== Material provided ==
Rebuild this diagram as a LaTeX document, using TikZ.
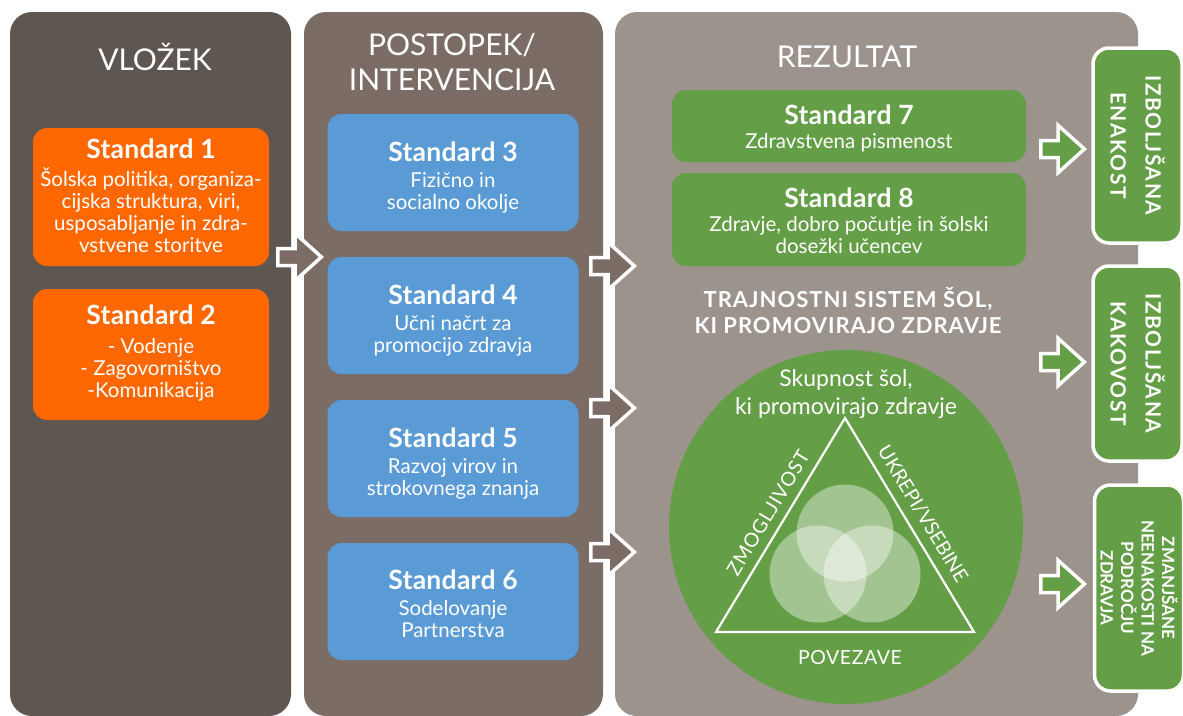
\documentclass[tikz,border=0pt]{standalone}
\usepackage{fontspec}
\setmainfont{Lato}
\usetikzlibrary{shapes.arrows}

\definecolor{panelA}{RGB}{94,86,81}
\definecolor{panelB}{RGB}{123,108,101}
\definecolor{panelC}{RGB}{156,147,141}
\definecolor{stdorange}{RGB}{255,104,0}
\definecolor{stdblue}{RGB}{91,155,213}
\definecolor{stdgreen}{RGB}{100,158,70}

\newcommand\boxhead[1]{{\fontsize{26.5}{28}\selectfont\bfseries\addfontfeatures{LetterSpace=1}#1}}

\tikzset{
  panel/.style={rounded corners=22pt, inner sep=0pt, draw=none},
  coltitle/.style={text=white, font=\fontsize{30}{36}\selectfont, align=center},
  stdbox/.style={rounded corners=14pt, inner sep=0pt},
  boxtext/.style={text=white, align=center, inner sep=0pt,
    font=\fontsize{20.5}{22}\selectfont},
  blockarr/.style={single arrow, draw=white, line width=3.5pt, inner xsep=0pt,
    inner ysep=6.75pt, minimum height=43.5pt, single arrow head extend=15.25pt,
    single arrow tip angle=84, line join=miter, anchor=tip},
  outbox/.style={rounded corners=16pt, draw=white, line width=3.5pt, fill=stdgreen,
    text=white, align=center, inner sep=0pt, rotate=-90},
  ringtext/.style={text=white, font=\fontsize{19.5}{23}\selectfont},
}

\begin{document}
\begin{tikzpicture}[x=1pt, y=-1pt]
\useasboundingbox (0,0) rectangle (1183,715);
\clip (0,0) rectangle (1183,715);
\fill[white] (0,0) rectangle (1183,715);

% three column panels
\node[panel, fill=panelA, minimum width=281pt, minimum height=704pt] (input) at (150.5,364) {};
\node[panel, fill=panelB, minimum width=299pt, minimum height=704pt] (process) at (453.5,364) {};
\node[panel, fill=panelC, minimum width=523pt, minimum height=704pt] (result) at (876.5,364) {};

% column titles
\node[coltitle] (tin) at (155,57) {VLOŽEK};
\node[coltitle, font=\fontsize{30}{35}\selectfont] (tproc) at (452,62) {POSTOPEK/\\INTERVENCIJA};
\node[coltitle] (tres) at (847,57) {REZULTAT};

% input standards
\node[stdbox, fill=stdorange, minimum width=236pt, minimum height=138pt] (s1) at (151,197) {};
\node[boxtext] (s1t) at ([yshift=1pt]s1.center)
  {\boxhead{Standard 1}\\[6pt]Šolska politika, organiza-\\cijska struktura, viri,\\usposabljanje in zdra-\\vstvene storitve};
\node[stdbox, fill=stdorange, minimum width=236pt, minimum height=131pt] (s2) at (151,354.5) {};
\node[boxtext] (s2t) at ([yshift=1pt]s2.center)
  {\boxhead{Standard 2}\\[7pt]- Vodenje\\- Zagovorništvo\\-Komunikacija};

% process standards
\node[stdbox, fill=stdblue, minimum width=251pt, minimum height=117pt] (s3) at (453,172.5) {};
\node[boxtext] (s3t) at ([yshift=-5pt]s3.center)
  {\boxhead{Standard 3}\\[4pt]Fizično in\\socialno okolje};
\node[stdbox, fill=stdblue, minimum width=251pt, minimum height=117pt] (s4) at (453,315.5) {};
\node[boxtext] (s4t) at ([yshift=-5pt]s4.center)
  {\boxhead{Standard 4}\\[4pt]Učni načrt za\\promocijo zdravja};
\node[stdbox, fill=stdblue, minimum width=251pt, minimum height=117pt] (s5) at (453,458.5) {};
\node[boxtext] (s5t) at ([yshift=-5pt]s5.center)
  {\boxhead{Standard 5}\\[4pt]Razvoj virov in\\strokovnega znanja};
\node[stdbox, fill=stdblue, minimum width=251pt, minimum height=117pt] (s6) at (453,601.5) {};
\node[boxtext] (s6t) at ([yshift=-2.5pt]s6.center)
  {\boxhead{Standard 6}\\[4pt]Sodelovanje\\Partnerstva};

% result standards
\node[stdbox, fill=stdgreen, minimum width=354pt, minimum height=72pt] (s7) at (849,126) {};
\node[boxtext] (s7t) at ([yshift=-2.5pt]s7.center)
  {\boxhead{Standard 7}\\[2pt]Zdravstvena pismenost};
\node[stdbox, fill=stdgreen, minimum width=354pt, minimum height=93pt] (s8) at (849,219.5) {};
\node[boxtext] (s8t) at ([yshift=-1pt]s8.center)
  {\boxhead{Standard 8}\\[2pt]Zdravje, dobro počutje in šolski\\dosežki učencev};

\node[text=white, align=center, font=\fontsize{22}{26}\selectfont\bfseries\addfontfeatures{LetterSpace=4.5}] (system) at (848,311)
  {TRAJNOSTNI SISTEM ŠOL,\\KI PROMOVIRAJO ZDRAVJE};

% community of health promoting schools
\node[circle, fill=stdgreen, minimum size=354pt, inner sep=0pt] (community) at (846,527) {};
\node[text=white, align=center, font=\fontsize{23}{28}\selectfont] (commtitle) at (846,394)
  {Skupnost šol,\\ki promovirajo zdravje};
\coordinate (apex) at (845,418);
\coordinate (bl) at (716,632);
\coordinate (br) at (974,632);
\fill[white, opacity=0.4] (845,533) circle (48.5);
\fill[white, opacity=0.4] (818,574) circle (48.5);
\fill[white, opacity=0.4] (872,574) circle (48.5);
\draw[white, line width=2.2pt, line join=miter] (apex) -- (bl) -- (br) -- cycle;
\node[ringtext, rotate=59, font=\fontsize{19.5}{23}\selectfont\addfontfeatures{LetterSpace=4}] (capacity) at (768,513) {ZMOGLJIVOST};
\node[ringtext, rotate=-59] (actions) at (923,514) {UKREPI/VSEBINE};
\node[ringtext, font=\fontsize{19.5}{23}\selectfont\addfontfeatures{LetterSpace=3}] (links) at (850,657) {POVEZAVE};

% outcome boxes
\node[outbox, minimum width=195pt, minimum height=89pt, font=\fontsize{21}{35}\selectfont\bfseries\addfontfeatures{LetterSpace=7}] (o1) at (1137.5,145.5)
  {IZBOLJŠANA\\ENAKOST};
\node[outbox, minimum width=195pt, minimum height=89pt, font=\fontsize{21}{35}\selectfont\bfseries\addfontfeatures{LetterSpace=7}] (o2) at (1137.5,363.5)
  {IZBOLJŠANA\\KAKOVOST};
\node[outbox, minimum width=206pt, minimum height=89pt, font=\fontsize{17}{20.5}\selectfont\bfseries] (o3) at (1139,588)
  {ZMANJŠANE\\NEENAKOSTI NA\\PODROČJU\\ZDRAVJA};

% block arrows between the stages
\node[blockarr, fill=panelB] (a12) at (324,257) {};
\node[blockarr, fill=panelB] (a23a) at (637,266) {};
\node[blockarr, fill=panelB] (a23b) at (637,408) {};
\node[blockarr, fill=panelB] (a23c) at (637,552) {};
\node[blockarr, fill=stdgreen] (a3o1) at (1087,149) {};
\node[blockarr, fill=stdgreen] (a3o2) at (1087,362) {};
\node[blockarr, fill=stdgreen] (a3o3) at (1087,584) {};
\end{tikzpicture}
\end{document}
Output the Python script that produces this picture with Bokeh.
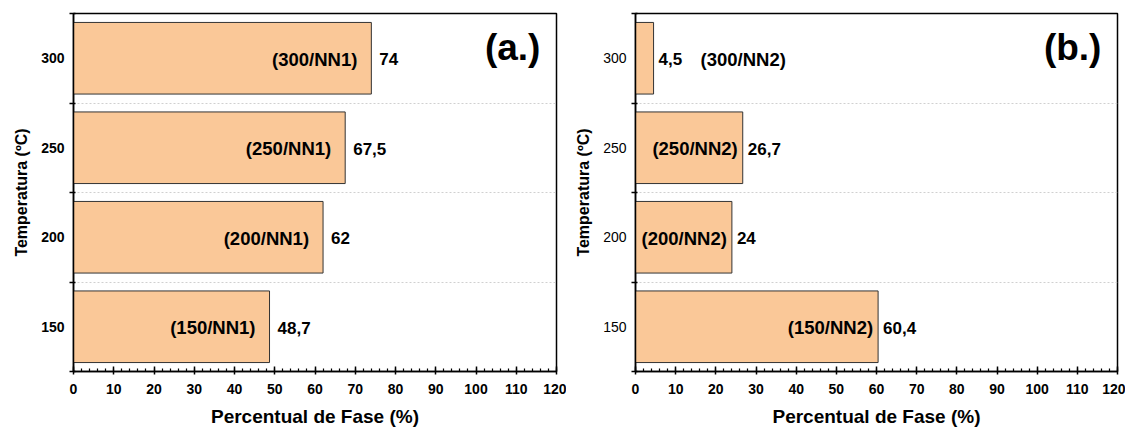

== The problem ==
Above are records with pictures; repeat the records exactly and leave the pictures out.

== Complete answer ==
Rebuild this diagram as a LaTeX document, using TikZ.
\documentclass[tikz,border=0pt]{standalone}
\usepackage{fontspec}
\setmainfont{Lato}
\usetikzlibrary{shapes.arrows}

\definecolor{panelA}{RGB}{94,86,81}
\definecolor{panelB}{RGB}{123,108,101}
\definecolor{panelC}{RGB}{156,147,141}
\definecolor{stdorange}{RGB}{255,104,0}
\definecolor{stdblue}{RGB}{91,155,213}
\definecolor{stdgreen}{RGB}{100,158,70}

\newcommand\boxhead[1]{{\fontsize{26.5}{28}\selectfont\bfseries\addfontfeatures{LetterSpace=1}#1}}

\tikzset{
  panel/.style={rounded corners=22pt, inner sep=0pt, draw=none},
  coltitle/.style={text=white, font=\fontsize{30}{36}\selectfont, align=center},
  stdbox/.style={rounded corners=14pt, inner sep=0pt},
  boxtext/.style={text=white, align=center, inner sep=0pt,
    font=\fontsize{20.5}{22}\selectfont},
  blockarr/.style={single arrow, draw=white, line width=3.5pt, inner xsep=0pt,
    inner ysep=6.75pt, minimum height=43.5pt, single arrow head extend=15.25pt,
    single arrow tip angle=84, line join=miter, anchor=tip},
  outbox/.style={rounded corners=16pt, draw=white, line width=3.5pt, fill=stdgreen,
    text=white, align=center, inner sep=0pt, rotate=-90},
  ringtext/.style={text=white, font=\fontsize{19.5}{23}\selectfont},
}

\begin{document}
\begin{tikzpicture}[x=1pt, y=-1pt]
\useasboundingbox (0,0) rectangle (1183,715);
\clip (0,0) rectangle (1183,715);
\fill[white] (0,0) rectangle (1183,715);

% three column panels
\node[panel, fill=panelA, minimum width=281pt, minimum height=704pt] (input) at (150.5,364) {};
\node[panel, fill=panelB, minimum width=299pt, minimum height=704pt] (process) at (453.5,364) {};
\node[panel, fill=panelC, minimum width=523pt, minimum height=704pt] (result) at (876.5,364) {};

% column titles
\node[coltitle] (tin) at (155,57) {VLOŽEK};
\node[coltitle, font=\fontsize{30}{35}\selectfont] (tproc) at (452,62) {POSTOPEK/\\INTERVENCIJA};
\node[coltitle] (tres) at (847,57) {REZULTAT};

% input standards
\node[stdbox, fill=stdorange, minimum width=236pt, minimum height=138pt] (s1) at (151,197) {};
\node[boxtext] (s1t) at ([yshift=1pt]s1.center)
  {\boxhead{Standard 1}\\[6pt]Šolska politika, organiza-\\cijska struktura, viri,\\usposabljanje in zdra-\\vstvene storitve};
\node[stdbox, fill=stdorange, minimum width=236pt, minimum height=131pt] (s2) at (151,354.5) {};
\node[boxtext] (s2t) at ([yshift=1pt]s2.center)
  {\boxhead{Standard 2}\\[7pt]- Vodenje\\- Zagovorništvo\\-Komunikacija};

% process standards
\node[stdbox, fill=stdblue, minimum width=251pt, minimum height=117pt] (s3) at (453,172.5) {};
\node[boxtext] (s3t) at ([yshift=-5pt]s3.center)
  {\boxhead{Standard 3}\\[4pt]Fizično in\\socialno okolje};
\node[stdbox, fill=stdblue, minimum width=251pt, minimum height=117pt] (s4) at (453,315.5) {};
\node[boxtext] (s4t) at ([yshift=-5pt]s4.center)
  {\boxhead{Standard 4}\\[4pt]Učni načrt za\\promocijo zdravja};
\node[stdbox, fill=stdblue, minimum width=251pt, minimum height=117pt] (s5) at (453,458.5) {};
\node[boxtext] (s5t) at ([yshift=-5pt]s5.center)
  {\boxhead{Standard 5}\\[4pt]Razvoj virov in\\strokovnega znanja};
\node[stdbox, fill=stdblue, minimum width=251pt, minimum height=117pt] (s6) at (453,601.5) {};
\node[boxtext] (s6t) at ([yshift=-2.5pt]s6.center)
  {\boxhead{Standard 6}\\[4pt]Sodelovanje\\Partnerstva};

% result standards
\node[stdbox, fill=stdgreen, minimum width=354pt, minimum height=72pt] (s7) at (849,126) {};
\node[boxtext] (s7t) at ([yshift=-2.5pt]s7.center)
  {\boxhead{Standard 7}\\[2pt]Zdravstvena pismenost};
\node[stdbox, fill=stdgreen, minimum width=354pt, minimum height=93pt] (s8) at (849,219.5) {};
\node[boxtext] (s8t) at ([yshift=-1pt]s8.center)
  {\boxhead{Standard 8}\\[2pt]Zdravje, dobro počutje in šolski\\dosežki učencev};

\node[text=white, align=center, font=\fontsize{22}{26}\selectfont\bfseries\addfontfeatures{LetterSpace=4.5}] (system) at (848,311)
  {TRAJNOSTNI SISTEM ŠOL,\\KI PROMOVIRAJO ZDRAVJE};

% community of health promoting schools
\node[circle, fill=stdgreen, minimum size=354pt, inner sep=0pt] (community) at (846,527) {};
\node[text=white, align=center, font=\fontsize{23}{28}\selectfont] (commtitle) at (846,394)
  {Skupnost šol,\\ki promovirajo zdravje};
\coordinate (apex) at (845,418);
\coordinate (bl) at (716,632);
\coordinate (br) at (974,632);
\fill[white, opacity=0.4] (845,533) circle (48.5);
\fill[white, opacity=0.4] (818,574) circle (48.5);
\fill[white, opacity=0.4] (872,574) circle (48.5);
\draw[white, line width=2.2pt, line join=miter] (apex) -- (bl) -- (br) -- cycle;
\node[ringtext, rotate=59, font=\fontsize{19.5}{23}\selectfont\addfontfeatures{LetterSpace=4}] (capacity) at (768,513) {ZMOGLJIVOST};
\node[ringtext, rotate=-59] (actions) at (923,514) {UKREPI/VSEBINE};
\node[ringtext, font=\fontsize{19.5}{23}\selectfont\addfontfeatures{LetterSpace=3}] (links) at (850,657) {POVEZAVE};

% outcome boxes
\node[outbox, minimum width=195pt, minimum height=89pt, font=\fontsize{21}{35}\selectfont\bfseries\addfontfeatures{LetterSpace=7}] (o1) at (1137.5,145.5)
  {IZBOLJŠANA\\ENAKOST};
\node[outbox, minimum width=195pt, minimum height=89pt, font=\fontsize{21}{35}\selectfont\bfseries\addfontfeatures{LetterSpace=7}] (o2) at (1137.5,363.5)
  {IZBOLJŠANA\\KAKOVOST};
\node[outbox, minimum width=206pt, minimum height=89pt, font=\fontsize{17}{20.5}\selectfont\bfseries] (o3) at (1139,588)
  {ZMANJŠANE\\NEENAKOSTI NA\\PODROČJU\\ZDRAVJA};

% block arrows between the stages
\node[blockarr, fill=panelB] (a12) at (324,257) {};
\node[blockarr, fill=panelB] (a23a) at (637,266) {};
\node[blockarr, fill=panelB] (a23b) at (637,408) {};
\node[blockarr, fill=panelB] (a23c) at (637,552) {};
\node[blockarr, fill=stdgreen] (a3o1) at (1087,149) {};
\node[blockarr, fill=stdgreen] (a3o2) at (1087,362) {};
\node[blockarr, fill=stdgreen] (a3o3) at (1087,584) {};
\end{tikzpicture}
\end{document}
Output the Python script that produces this picture with Bokeh.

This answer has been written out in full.